Despite the positive headline figure, there’s a lot of red to be found if you dig down into this morning’s full-year Fairfax Media results.

Print ad revenues, still hugely important to the company, fell 24%. The radio division was (modestly) down. Australian Community Media (all those local and regional papers) was down. New Zealand Media was up, but not by a lot and certainly not by enough to compensate for the losses elsewhere.

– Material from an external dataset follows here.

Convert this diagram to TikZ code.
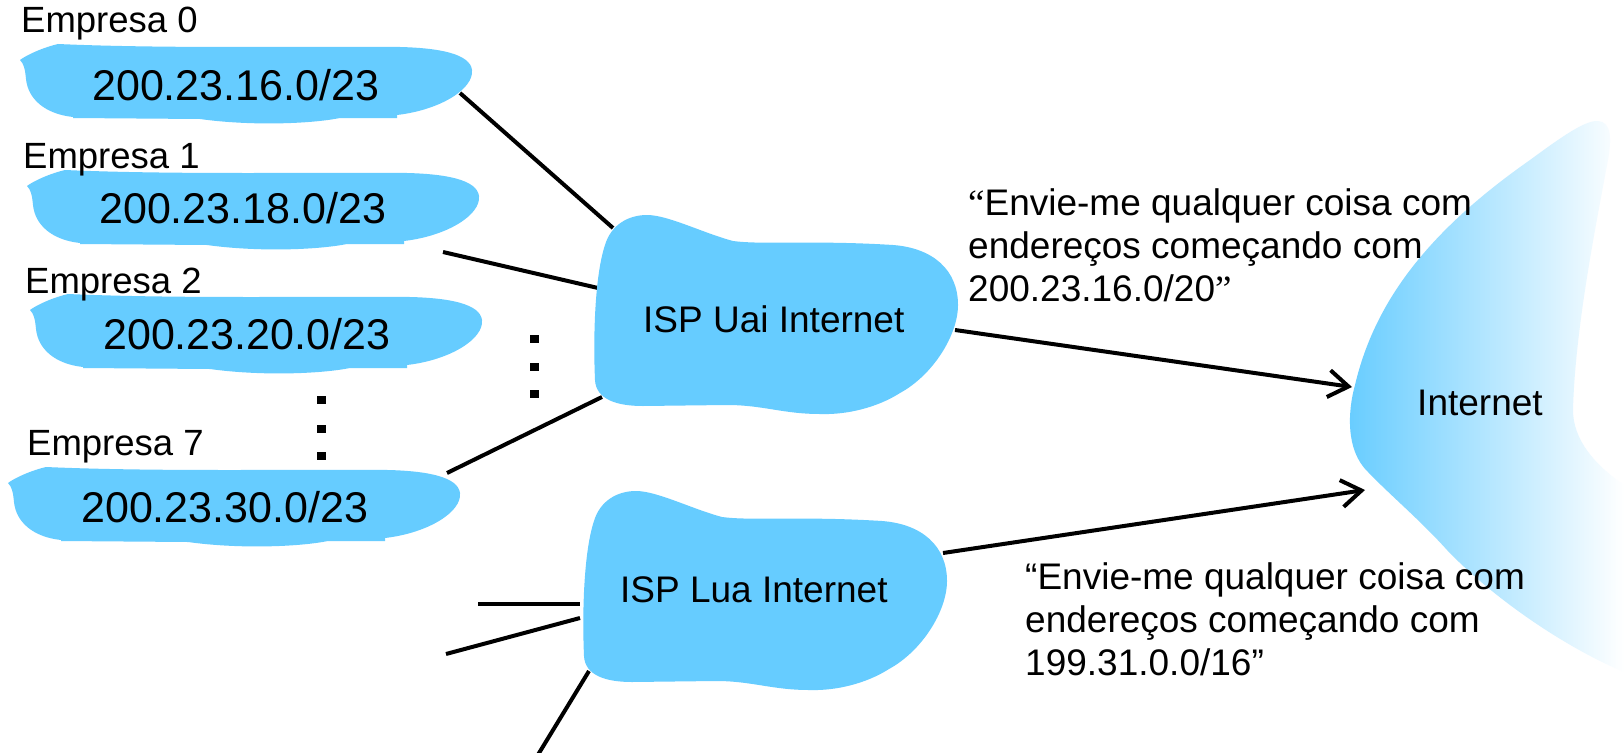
\documentclass[tikz,border=0pt]{standalone}
\usepackage{fontspec}
\setmainfont{Liberation Sans}
\newfontfamily\qserif{Liberation Serif}
\usetikzlibrary{arrows.meta}
\definecolor{cloudblue}{RGB}{102,204,255}
\begin{document}
\begin{tikzpicture}[x=1pt,y=-1pt,
  link/.style={line width=4pt},
  arr/.style={line width=4pt,-{Straight Barb[length=20pt,width=27pt]}},
  lbl/.style={inner sep=0pt,anchor=base west,font=\fontsize{36.5}{43}\selectfont},
  addr/.style={inner sep=0pt,anchor=base west,font=\fontsize{43}{48}\selectfont},
  big/.style={inner sep=0pt,anchor=base west,font=\fontsize{37}{43}\selectfont},
  dotsq/.style={fill=black,minimum width=9pt,minimum height=8.5pt,inner sep=0pt},
  flatblob/.pic={
    \fill[cloudblue] (0,16) .. controls (8,10) and (25,3) .. (38,0)
      .. controls (150,5) and (300,2) .. (380,3)
      .. controls (420,4) and (450,10) .. (452,26)
      .. controls (454,45) and (420,66) .. (377,71)
      -- (377,74) -- (320,74)
      .. controls (290,80) and (230,82) .. (180,75)
      -- (53,74) -- (53,73)
      .. controls (25,70) and (8,55) .. (6,35)
      .. controls (5,25) and (4,20) .. (0,16) -- cycle;
  },
  ispcloud/.pic={
    \fill[cloudblue] (54,0) .. controls (75,0) and (110,18) .. (140,26)
      .. controls (170,30) and (220,25) .. (300,30)
      .. controls (340,33) and (365,55) .. (365,90)
      .. controls (365,120) and (340,160) .. (307,178)
      .. controls (285,192) and (255,200) .. (227,199)
      .. controls (190,199) and (170,190) .. (134,190)
      -- (50,191)
      .. controls (25,191) and (3,185) .. (2,165)
      .. controls (0,120) and (2,60) .. (12,30)
      .. controls (18,10) and (35,0) .. (54,0) -- cycle;
  }
]
\fill[white] (0,0) rectangle (1624,752);
\useasboundingbox (0,0) rectangle (1624,752);

% Internet shape
\shade[left color=cloudblue, right color=white]
  (1598,121) .. controls (1612,122) and (1612,140) .. (1607,165)
  .. controls (1595,230) and (1575,330) .. (1573,410)
  .. controls (1573,440) and (1595,465) .. (1624,485)
  -- (1624,672)
  .. controls (1560,645) and (1490,595) .. (1447,550)
  .. controls (1420,520) and (1390,495) .. (1368,472)
  .. controls (1345,450) and (1348,410) .. (1355,385)
  .. controls (1375,300) and (1430,230) .. (1530,160)
  .. controls (1560,138) and (1585,120) .. (1598,121) -- cycle;
\node[big] (inet) at (1417,415) {Internet};

% attachment points
\coordinate (b0e) at (460,93);
\coordinate (b1e) at (443,252);
\coordinate (b7e) at (447,473);
\coordinate (u0) at (613,228);
\coordinate (u1) at (598,288);
\coordinate (u7) at (602,397);
\coordinate (uout) at (955,330);
\coordinate (iin1) at (1352,387);
\coordinate (lout) at (943,553);
\coordinate (iin2) at (1365,490);
\coordinate (l1) at (580,604);
\coordinate (l2) at (580,618);
\coordinate (l3) at (589,671);
\coordinate (f1) at (478,604);
\coordinate (f2) at (446,654);
\coordinate (f3) at (536,758);

% links
\draw[link] (b0e) -- (u0);
\draw[link] (b1e) -- (u1);
\draw[link] (b7e) -- (u7);
\draw[link] (f1) -- (l1);
\draw[link] (f2) -- (l2);
\draw[link] (l3) -- (f3);

% company blobs
\pic at (20,44) {flatblob};
\pic at (27,170) {flatblob};
\pic at (30,294) {flatblob};
\pic at (8,467) {flatblob};

\node[lbl] (e0) at (21,33) {Empresa 0};
\node[lbl] (e1) at (23,168) {Empresa 1};
\node[lbl] (e2) at (25,293) {Empresa 2};
\node[lbl] (e7) at (27,455) {Empresa 7};

\node[addr] (a0) at (92,100) {200.23.16.0/23};
\node[addr] (a1) at (99,223) {200.23.18.0/23};
\node[addr] (a2) at (103,349) {200.23.20.0/23};
\node[addr] (a7) at (81,522) {200.23.30.0/23};

% dots
\node[dotsq] (d1) at (321,400) {};
\node[dotsq] (d2) at (321,429) {};
\node[dotsq] (d3) at (321,456) {};
\node[dotsq] (d4) at (534,339) {};
\node[dotsq] (d5) at (534,367) {};
\node[dotsq] (d6) at (534,394) {};

% ISP clouds
\pic at (593,215) {ispcloud};
\pic at (582,491) {ispcloud};
\node[big] (uai) at (643,332) {ISP Uai Internet};
\node[big] (lua) at (620,602) {ISP Lua Internet};

% arrows
\draw[arr] (uout) -- (iin1);
\draw[arr] (lout) -- (iin2);

% quotes (base anchor = last line)
\node[big,align=left] (q1) at (968,301) {{\qserif“}Envie-me qualquer coisa com\\endereços começando com\\200.23.16.0/20{\qserif”}};
\node[big,align=left] (q2) at (1025,675) {“Envie-me qualquer coisa com\\endereços começando com\\199.31.0.0/16”};
\end{tikzpicture}
\end{document}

So how is it that Fairfax posted a healthy full-year profit this morning, healthily beating analysts expectations? It’s largely due to property, and asset sales. Domain’s digital property operations are pouring millions of dollars of revenue and much needed earnings into the company, just as REA Group is doing the same for rival News Corp. Add profits from the sale of Stayz (in December for $220 million) and Invest Smart (in August 2013 for $7 million), and the media company posted a $224.4 million full-year net profit. Strip out the $100 million in profits from those sales and the company said net profit was $154 million.

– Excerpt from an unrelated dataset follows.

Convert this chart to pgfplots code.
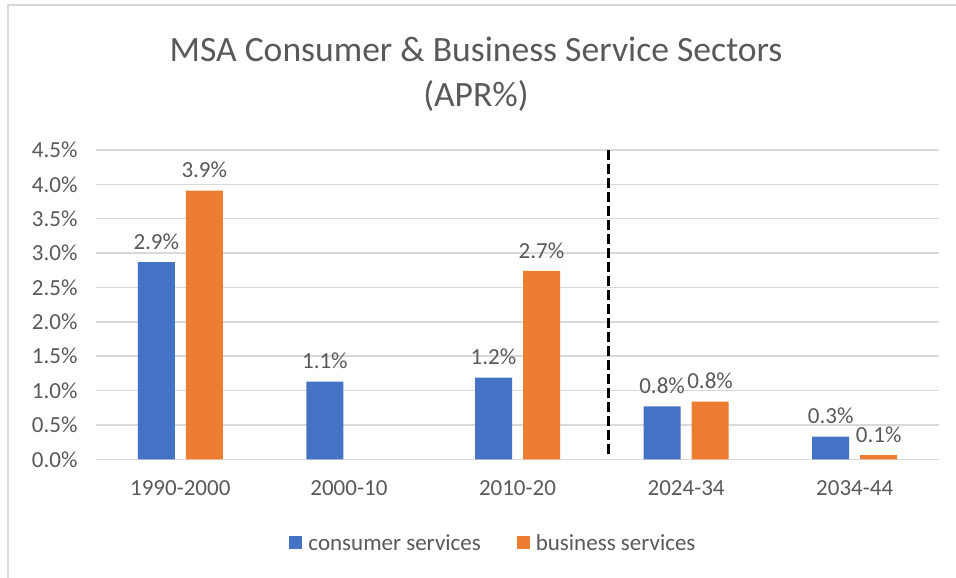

It’s a recovery from last year, when the company posted a $16.4 million loss. But the profit is precarious: asset sales only make you money once. And property businesses tend to go up and down with the property cycle. At the moment, as the results of REA Group and Domain show, the cycle is still very much on the upswing. Domain’s digital business has become increasingly central to Fairfax’s profitability. It’s boom times now, but what happens when the Reserve Bank raises interest rates?

Within Domain there was a telling contrast between its digital and print sides. In print, Domain advertising revenue fell 23.6% to $37.9 million. But in digital, it surged 40%, to $108.5 million. Take out the costs and that feeds nearly $60 million into Fairfax’s earnings before tax, interest, deprecation and amortisation (EBITDA). Domain’s digital revenues and profits will likely grow next year with the July 2014 acquisition of Allhomes, the leading real estate portal in Canberra (pending ACCC approval).

“Fairfax will probably raise the cost of digital subscriptions in the future. But unless they rise dramatically, it’s unlikely they’ll be anywhere near enough to sustain the journalism.”

All up, total revenue from property across all businesses (not just Domain and the papers) was $306 million. Total revenues were $1.97 billion (down 3%), so that gives you a feel for how crucial these are to the company.

It’s also worth contrasting these property revenues and profits to the paltry figures brought in by digital subscriptions, introduced in July 2013 for The Age and the Sydney Morning Herald. As of August 11, Fairfax said it had 140,00 digital subscribers. It also had another 111,000 dual print and digital subscribers. These are impressive figures. News Corp’s subscriptions in February were running a long way behind that, despite News Corp introducing digital subscriptions in 2011.

But despite the healthy numbers, subscriptions to the SMH and Age, as well as The Australian Financial Review brought in only $24 million in revenue (up $19.2 million on last year, when they presumably only counted the Fin’s digital subscriptions). That’s pocket-change. Divide it by the total number of digital subscribers, and it suggests each of them is paying just $96 a year (assuming most signed up towards the start of the financial year). The AFR costs an arm and a leg ($708 a year for digital only), which begs the question: how much are SMH and Age subscribers paying to get such a low average figure? Of course, Fairfax will probably raise the cost of digital subscriptions in the future. But unless they rise dramatically, it’s unlikely they’ll be anywhere near enough to sustain the journalism.

Mind you, no one’s ever sustained journalism through subscriptions alone. In Fairfax’s print metropolitan division, advertising still comprises the lion’s share of revenue. But it’s down 24% in a year to $280.7 million, while print circulation revenues held just about steady steady at $204 million (courtesy of paper price rises). In digital, however, advertising revenues in 2014 have hardly grown. They’ve moved from $169.9 million last year to $179.4 million this year — up 6% — but that’s not enough to make up the losses in print advertising. It’s not surprising — as audiences move online, they become far more difficult to monetise, whether through subscriptions or advertising.

And so, the future lies in cross-subsidisation, as it has in the past. While the much-hyped Fairfax events division has yet to deliver much to the bottom line, it does appear to be quickly growing. And property classifieds, through Domain, will probably bring even more money in next year. If everything holds steady, Fairfax has gained room to breathe. Net debt is down by $222 million and the company had net cash of $68 million (and total cash on hand of $452 million, down from $533 million a year earlier).

And unlike rival News Corp, Fairfax is paying a dividend of 4 cents a share for the year with a final of 2 cents a share. Shares in Fairfax jumped nearly 6% at the open.

Fairfax’s bosses have been rewarded for the improvement. Chief executive officer Greg Hywood’s pay is up substantially to $2.862 million in total from $1.982 million in 2012-13. Based on Crikey’s (possibly outdated) media CEO salary survey from September last year, that makes him the best-paid media CEO in the country.